-- BEGIN STORED RECORDS --

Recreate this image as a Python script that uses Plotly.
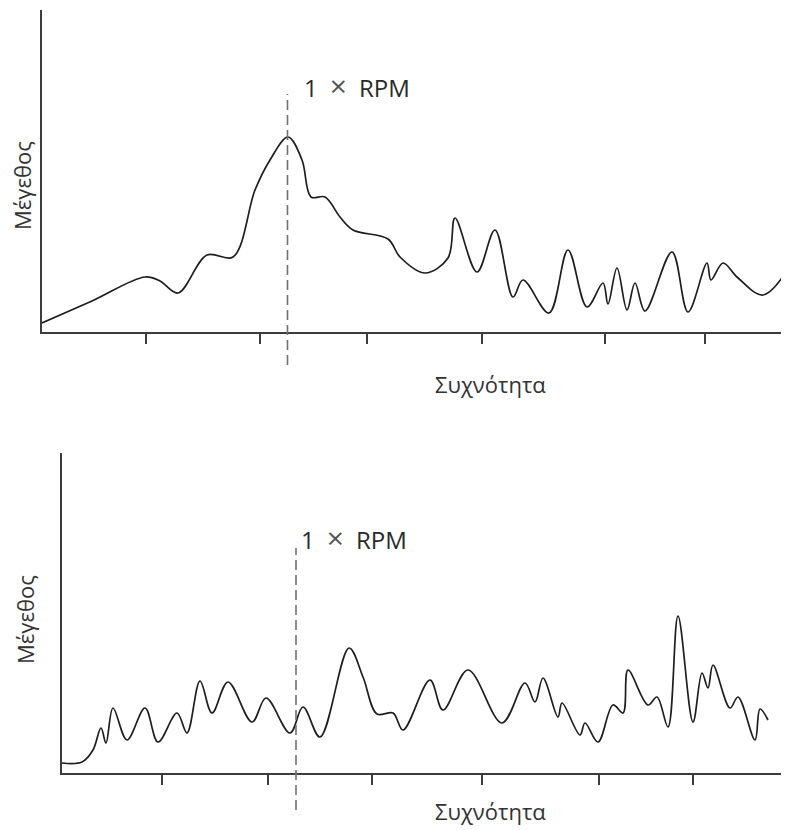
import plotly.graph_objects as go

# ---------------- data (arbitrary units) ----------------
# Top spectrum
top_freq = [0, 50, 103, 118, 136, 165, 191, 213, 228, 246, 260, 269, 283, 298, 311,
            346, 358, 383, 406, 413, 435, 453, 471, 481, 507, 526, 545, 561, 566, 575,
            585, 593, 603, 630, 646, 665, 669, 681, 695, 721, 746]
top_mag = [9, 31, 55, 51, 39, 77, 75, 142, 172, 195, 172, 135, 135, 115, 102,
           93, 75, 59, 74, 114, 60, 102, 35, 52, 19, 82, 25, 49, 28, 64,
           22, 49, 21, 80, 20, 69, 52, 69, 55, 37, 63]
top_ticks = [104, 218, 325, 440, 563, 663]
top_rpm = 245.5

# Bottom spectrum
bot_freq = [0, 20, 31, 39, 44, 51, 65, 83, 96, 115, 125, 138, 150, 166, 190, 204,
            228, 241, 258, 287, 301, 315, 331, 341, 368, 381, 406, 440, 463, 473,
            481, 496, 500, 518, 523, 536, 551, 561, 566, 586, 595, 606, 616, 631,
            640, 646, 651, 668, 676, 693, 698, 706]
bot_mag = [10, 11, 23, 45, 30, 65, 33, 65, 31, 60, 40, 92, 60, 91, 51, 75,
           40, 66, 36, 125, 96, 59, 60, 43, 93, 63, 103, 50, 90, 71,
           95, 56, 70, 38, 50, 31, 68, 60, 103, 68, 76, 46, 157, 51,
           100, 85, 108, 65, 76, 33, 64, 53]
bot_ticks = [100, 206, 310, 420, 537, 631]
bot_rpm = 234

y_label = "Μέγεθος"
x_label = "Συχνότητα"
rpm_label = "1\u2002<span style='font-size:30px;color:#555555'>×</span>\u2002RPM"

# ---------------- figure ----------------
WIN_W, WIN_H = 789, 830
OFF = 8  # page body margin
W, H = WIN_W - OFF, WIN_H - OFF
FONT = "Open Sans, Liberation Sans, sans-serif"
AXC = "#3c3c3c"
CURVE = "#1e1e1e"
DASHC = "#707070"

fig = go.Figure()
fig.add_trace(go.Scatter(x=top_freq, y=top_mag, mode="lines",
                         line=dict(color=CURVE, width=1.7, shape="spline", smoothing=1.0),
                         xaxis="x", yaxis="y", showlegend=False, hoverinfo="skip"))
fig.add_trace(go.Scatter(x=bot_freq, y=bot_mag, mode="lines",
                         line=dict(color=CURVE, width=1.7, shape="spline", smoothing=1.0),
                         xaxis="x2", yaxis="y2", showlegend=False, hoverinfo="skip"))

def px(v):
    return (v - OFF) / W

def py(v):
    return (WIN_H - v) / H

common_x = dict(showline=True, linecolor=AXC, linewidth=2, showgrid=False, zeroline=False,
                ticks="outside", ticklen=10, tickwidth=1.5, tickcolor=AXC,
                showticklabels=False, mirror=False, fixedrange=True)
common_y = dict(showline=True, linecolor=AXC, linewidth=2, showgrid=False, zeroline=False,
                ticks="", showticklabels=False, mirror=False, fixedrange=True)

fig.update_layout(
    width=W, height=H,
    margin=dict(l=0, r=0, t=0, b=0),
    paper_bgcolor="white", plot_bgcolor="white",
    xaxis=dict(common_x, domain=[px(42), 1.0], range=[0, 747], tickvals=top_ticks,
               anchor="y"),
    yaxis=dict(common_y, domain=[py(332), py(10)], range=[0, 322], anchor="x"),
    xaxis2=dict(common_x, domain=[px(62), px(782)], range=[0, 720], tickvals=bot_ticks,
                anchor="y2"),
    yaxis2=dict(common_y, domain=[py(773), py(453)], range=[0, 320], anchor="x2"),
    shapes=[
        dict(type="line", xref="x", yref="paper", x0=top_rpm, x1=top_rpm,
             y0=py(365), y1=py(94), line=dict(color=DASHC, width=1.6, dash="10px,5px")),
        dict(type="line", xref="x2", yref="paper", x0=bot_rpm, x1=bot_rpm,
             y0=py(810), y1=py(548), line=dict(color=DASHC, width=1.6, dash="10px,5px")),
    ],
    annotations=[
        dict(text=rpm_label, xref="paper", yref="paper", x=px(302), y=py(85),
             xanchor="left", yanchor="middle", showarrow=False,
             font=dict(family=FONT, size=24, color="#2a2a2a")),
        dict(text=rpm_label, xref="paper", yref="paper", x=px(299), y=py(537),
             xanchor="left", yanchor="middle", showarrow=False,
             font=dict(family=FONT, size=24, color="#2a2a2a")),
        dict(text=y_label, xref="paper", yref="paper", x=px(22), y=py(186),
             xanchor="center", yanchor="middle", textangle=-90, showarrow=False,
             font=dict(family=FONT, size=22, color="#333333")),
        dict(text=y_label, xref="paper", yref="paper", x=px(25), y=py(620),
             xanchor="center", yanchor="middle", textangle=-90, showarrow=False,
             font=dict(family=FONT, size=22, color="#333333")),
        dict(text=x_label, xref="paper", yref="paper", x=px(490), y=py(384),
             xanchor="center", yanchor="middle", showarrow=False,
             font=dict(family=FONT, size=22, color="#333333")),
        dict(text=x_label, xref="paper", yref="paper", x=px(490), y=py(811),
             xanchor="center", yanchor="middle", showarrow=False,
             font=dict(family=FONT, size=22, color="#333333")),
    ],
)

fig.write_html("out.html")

-- END STORED RECORDS --
-- BEGIN STORED RECORDS --

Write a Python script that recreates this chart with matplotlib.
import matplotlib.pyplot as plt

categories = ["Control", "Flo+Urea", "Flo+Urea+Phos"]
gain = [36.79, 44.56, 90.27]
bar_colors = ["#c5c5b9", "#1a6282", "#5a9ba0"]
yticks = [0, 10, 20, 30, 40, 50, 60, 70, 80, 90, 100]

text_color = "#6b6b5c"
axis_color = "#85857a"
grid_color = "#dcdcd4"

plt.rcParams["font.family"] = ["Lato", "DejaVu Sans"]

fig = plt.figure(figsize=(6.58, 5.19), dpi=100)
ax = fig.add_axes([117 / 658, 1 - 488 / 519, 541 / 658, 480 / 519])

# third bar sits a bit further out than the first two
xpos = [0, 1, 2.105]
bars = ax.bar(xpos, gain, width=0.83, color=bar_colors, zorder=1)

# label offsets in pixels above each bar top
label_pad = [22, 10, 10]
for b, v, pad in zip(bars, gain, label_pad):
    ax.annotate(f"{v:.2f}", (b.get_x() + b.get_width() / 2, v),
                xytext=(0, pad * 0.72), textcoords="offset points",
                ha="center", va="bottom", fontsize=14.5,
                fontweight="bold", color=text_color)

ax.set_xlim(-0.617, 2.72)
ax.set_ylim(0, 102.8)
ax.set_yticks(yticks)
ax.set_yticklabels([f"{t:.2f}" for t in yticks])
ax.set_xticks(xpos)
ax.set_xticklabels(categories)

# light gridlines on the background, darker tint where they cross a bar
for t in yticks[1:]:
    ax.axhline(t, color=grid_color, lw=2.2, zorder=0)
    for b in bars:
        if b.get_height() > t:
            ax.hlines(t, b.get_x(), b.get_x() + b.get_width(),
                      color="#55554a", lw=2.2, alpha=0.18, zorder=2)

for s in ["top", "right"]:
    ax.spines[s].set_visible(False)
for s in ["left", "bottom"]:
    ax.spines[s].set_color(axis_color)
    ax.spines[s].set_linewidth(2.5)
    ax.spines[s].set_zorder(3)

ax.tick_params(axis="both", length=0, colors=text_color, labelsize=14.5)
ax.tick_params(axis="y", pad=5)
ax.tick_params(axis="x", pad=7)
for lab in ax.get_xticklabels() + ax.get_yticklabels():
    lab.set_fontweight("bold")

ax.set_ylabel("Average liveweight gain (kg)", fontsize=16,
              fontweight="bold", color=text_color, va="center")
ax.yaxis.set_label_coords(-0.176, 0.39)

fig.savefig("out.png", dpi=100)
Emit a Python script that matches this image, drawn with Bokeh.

-- END STORED RECORDS --

> _GOAL OF THE EXERCISE_
Only the lines between the one with "Recreate this image" and the one with "import plotly.graph_objects as go", those two included, get copied from the material above. Keep it exact and free of pictures.

> _TASK SOLUTION_
Recreate this image as a Python script that uses Plotly.
import plotly.graph_objects as go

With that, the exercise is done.